■ **COLLECTED DATA**:

= = = =

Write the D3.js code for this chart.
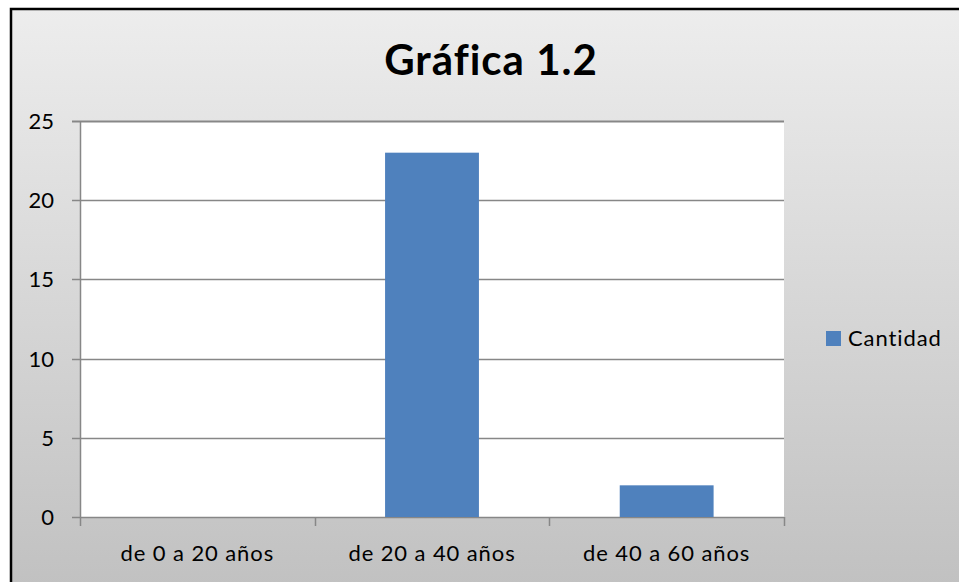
<!DOCTYPE html>
<html>
<head>
<meta charset="utf-8">
<script src="https://cdn.jsdelivr.net/npm/d3@7"></script>
<style>
  body { margin: 0; background: #fff; }
  text { font-family: Lato, "Open Sans", sans-serif; fill: #000; }
</style>
</head>
<body>
<div id="vis"></div>
<script>
// data
const categories = ["de 0 a 20 años", "de 20 a 40 años", "de 40 a 60 años"];
const cantidad = [0, 23, 2];
const yTicks = [0, 5, 10, 15, 20, 25];
const seriesName = "Cantidad";
const title = "Gráfica 1.2";

const svg = d3.select("#vis")
    .append("svg")
    .attr("width", 959)
    .attr("height", 582);

const defs = svg.append("defs");
const grad = defs.append("linearGradient")
    .attr("id", "bg")
    .attr("x1", 0).attr("y1", 0)
    .attr("x2", 0).attr("y2", 1);
grad.append("stop").attr("offset", "0%").attr("stop-color", "#ededed");
grad.append("stop").attr("offset", "100%").attr("stop-color", "#c0c0c0");

// chart area background with border
svg.append("rect")
    .attr("x", 11)
    .attr("y", 9)
    .attr("width", 960)
    .attr("height", 590)
    .attr("fill", "url(#bg)")
    .attr("stroke", "#000")
    .attr("stroke-width", 2.5);

const plot = { left: 80, right: 784, top: 121, bottom: 517 };

const x = d3.scaleBand()
    .domain(categories)
    .range([plot.left, plot.right])
    .paddingInner(0.6)
    .paddingOuter(0.3);

const xb = d3.scaleBand()
    .domain(categories)
    .range([plot.left, plot.right]);

const y = d3.scaleLinear()
    .domain([0, 25])
    .range([plot.bottom, plot.top]);

// plot area
svg.append("rect")
    .attr("x", plot.left)
    .attr("y", plot.top)
    .attr("width", plot.right - plot.left)
    .attr("height", plot.bottom - plot.top)
    .attr("fill", "#fff");

// gridlines
svg.append("g")
    .selectAll("line")
    .data(yTicks)
    .enter()
    .append("line")
    .attr("x1", plot.left - 8)
    .attr("x2", plot.right)
    .attr("y1", d => Math.round(y(d)) + 0.5)
    .attr("y2", d => Math.round(y(d)) + 0.5)
    .attr("stroke", "#878787")
    .attr("stroke-width", d => d === 25 ? 2 : 1.3);

// y axis line
svg.append("line")
    .attr("x1", plot.left + 0.5).attr("x2", plot.left + 0.5)
    .attr("y1", plot.top).attr("y2", plot.bottom)
    .attr("stroke", "#878787")
    .attr("stroke-width", 1.5);

// y labels
svg.append("g")
    .selectAll("text")
    .data(yTicks)
    .enter()
    .append("text")
    .attr("x", 54)
    .attr("y", d => y(d) + 8)
    .attr("text-anchor", "end")
    .style("font-size", "22px")
    .text(d => d);

// x tick marks at category boundaries
const bounds = categories.map(c => xb(c)).concat([plot.right]);
svg.append("g")
    .selectAll("line")
    .data(bounds)
    .enter()
    .append("line")
    .attr("x1", d => Math.round(d) + 0.5)
    .attr("x2", d => Math.round(d) + 0.5)
    .attr("y1", plot.bottom)
    .attr("y2", plot.bottom + 9)
    .attr("stroke", "#878787")
    .attr("stroke-width", 1.5);

// bars
svg.append("g")
    .selectAll("rect")
    .data(cantidad)
    .enter()
    .append("rect")
    .attr("x", (d, i) => x(categories[i]))
    .attr("y", d => y(d))
    .attr("width", x.bandwidth())
    .attr("height", d => plot.bottom - y(d))
    .attr("fill", "#4f81bd");

// x labels
svg.append("g")
    .selectAll("text")
    .data(categories)
    .enter()
    .append("text")
    .attr("x", d => xb(d) + xb.bandwidth() / 2)
    .attr("y", 561)
    .attr("text-anchor", "middle")
    .style("font-size", "22px")
    .style("letter-spacing", "0.9px")
    .text(d => d);

// title
svg.append("text")
    .attr("x", 491)
    .attr("y", 75)
    .attr("text-anchor", "middle")
    .style("font-size", "42px")
    .style("font-weight", "bold")
    .style("letter-spacing", "1px")
    .text(title);

// legend
svg.append("rect")
    .attr("x", 826)
    .attr("y", 331)
    .attr("width", 15)
    .attr("height", 15)
    .attr("fill", "#4f81bd");
svg.append("text")
    .attr("x", 848)
    .attr("y", 346)
    .style("font-size", "22px")
    .style("letter-spacing", "0.9px")
    .text(seriesName);
</script>
</body>
</html>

= = = =

■ **GOAL**: Compute how many lines include the string "chart", then give that number by itself.

■ **THE ANSWER**: 2